> _AIM OF THE EXERCISE_
Return the material word for word. Do not include pictures.

> _RAW DATA_
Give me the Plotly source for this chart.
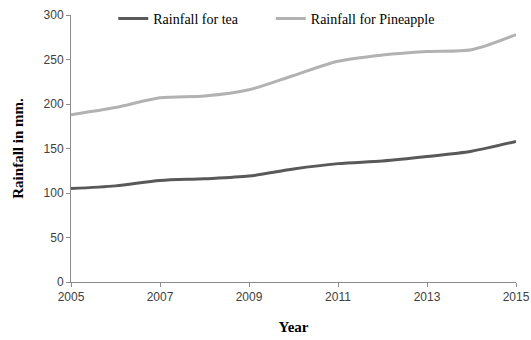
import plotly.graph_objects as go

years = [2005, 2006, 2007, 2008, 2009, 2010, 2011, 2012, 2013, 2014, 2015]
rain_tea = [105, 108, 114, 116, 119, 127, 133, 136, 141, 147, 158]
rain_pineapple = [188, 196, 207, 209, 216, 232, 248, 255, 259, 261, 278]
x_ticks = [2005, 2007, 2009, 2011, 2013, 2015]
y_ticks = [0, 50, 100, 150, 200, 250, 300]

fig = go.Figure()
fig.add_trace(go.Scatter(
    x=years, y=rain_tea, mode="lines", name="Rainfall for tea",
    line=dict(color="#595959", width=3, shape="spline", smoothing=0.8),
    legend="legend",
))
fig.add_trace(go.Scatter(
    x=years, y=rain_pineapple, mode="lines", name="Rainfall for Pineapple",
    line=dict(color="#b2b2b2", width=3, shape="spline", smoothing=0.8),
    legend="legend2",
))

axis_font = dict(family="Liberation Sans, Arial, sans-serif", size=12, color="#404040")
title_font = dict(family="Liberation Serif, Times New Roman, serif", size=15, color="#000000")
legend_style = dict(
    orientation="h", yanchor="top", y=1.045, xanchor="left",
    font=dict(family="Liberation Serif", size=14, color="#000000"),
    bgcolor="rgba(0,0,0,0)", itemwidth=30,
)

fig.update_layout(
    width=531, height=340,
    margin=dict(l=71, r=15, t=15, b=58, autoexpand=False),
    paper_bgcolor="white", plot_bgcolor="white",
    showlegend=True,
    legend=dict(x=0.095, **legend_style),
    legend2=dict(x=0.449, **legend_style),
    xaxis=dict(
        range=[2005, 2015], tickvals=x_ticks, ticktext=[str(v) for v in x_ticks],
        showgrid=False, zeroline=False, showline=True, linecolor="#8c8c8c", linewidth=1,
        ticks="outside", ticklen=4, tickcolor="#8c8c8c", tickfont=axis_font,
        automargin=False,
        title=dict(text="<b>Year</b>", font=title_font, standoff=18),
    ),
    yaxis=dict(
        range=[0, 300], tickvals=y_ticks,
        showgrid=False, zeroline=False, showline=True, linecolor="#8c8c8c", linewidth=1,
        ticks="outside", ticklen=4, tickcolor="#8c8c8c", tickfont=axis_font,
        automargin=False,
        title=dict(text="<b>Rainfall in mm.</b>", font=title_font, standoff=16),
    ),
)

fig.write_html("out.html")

> _RESPONSE FOR THIS EXERCISE_
Give me the Plotly source for this chart.
import plotly.graph_objects as go

years = [2005, 2006, 2007, 2008, 2009, 2010, 2011, 2012, 2013, 2014, 2015]
rain_tea = [105, 108, 114, 116, 119, 127, 133, 136, 141, 147, 158]
rain_pineapple = [188, 196, 207, 209, 216, 232, 248, 255, 259, 261, 278]
x_ticks = [2005, 2007, 2009, 2011, 2013, 2015]
y_ticks = [0, 50, 100, 150, 200, 250, 300]

fig = go.Figure()
fig.add_trace(go.Scatter(
    x=years, y=rain_tea, mode="lines", name="Rainfall for tea",
    line=dict(color="#595959", width=3, shape="spline", smoothing=0.8),
    legend="legend",
))
fig.add_trace(go.Scatter(
    x=years, y=rain_pineapple, mode="lines", name="Rainfall for Pineapple",
    line=dict(color="#b2b2b2", width=3, shape="spline", smoothing=0.8),
    legend="legend2",
))

axis_font = dict(family="Liberation Sans, Arial, sans-serif", size=12, color="#404040")
title_font = dict(family="Liberation Serif, Times New Roman, serif", size=15, color="#000000")
legend_style = dict(
    orientation="h", yanchor="top", y=1.045, xanchor="left",
    font=dict(family="Liberation Serif", size=14, color="#000000"),
    bgcolor="rgba(0,0,0,0)", itemwidth=30,
)

fig.update_layout(
    width=531, height=340,
    margin=dict(l=71, r=15, t=15, b=58, autoexpand=False),
    paper_bgcolor="white", plot_bgcolor="white",
    showlegend=True,
    legend=dict(x=0.095, **legend_style),
    legend2=dict(x=0.449, **legend_style),
    xaxis=dict(
        range=[2005, 2015], tickvals=x_ticks, ticktext=[str(v) for v in x_ticks],
        showgrid=False, zeroline=False, showline=True, linecolor="#8c8c8c", linewidth=1,
        ticks="outside", ticklen=4, tickcolor="#8c8c8c", tickfont=axis_font,
        automargin=False,
        title=dict(text="<b>Year</b>", font=title_font, standoff=18),
    ),
    yaxis=dict(
        range=[0, 300], tickvals=y_ticks,
        showgrid=False, zeroline=False, showline=True, linecolor="#8c8c8c", linewidth=1,
        ticks="outside", ticklen=4, tickcolor="#8c8c8c", tickfont=axis_font,
        automargin=False,
        title=dict(text="<b>Rainfall in mm.</b>", font=title_font, standoff=16),
    ),
)

fig.write_html("out.html")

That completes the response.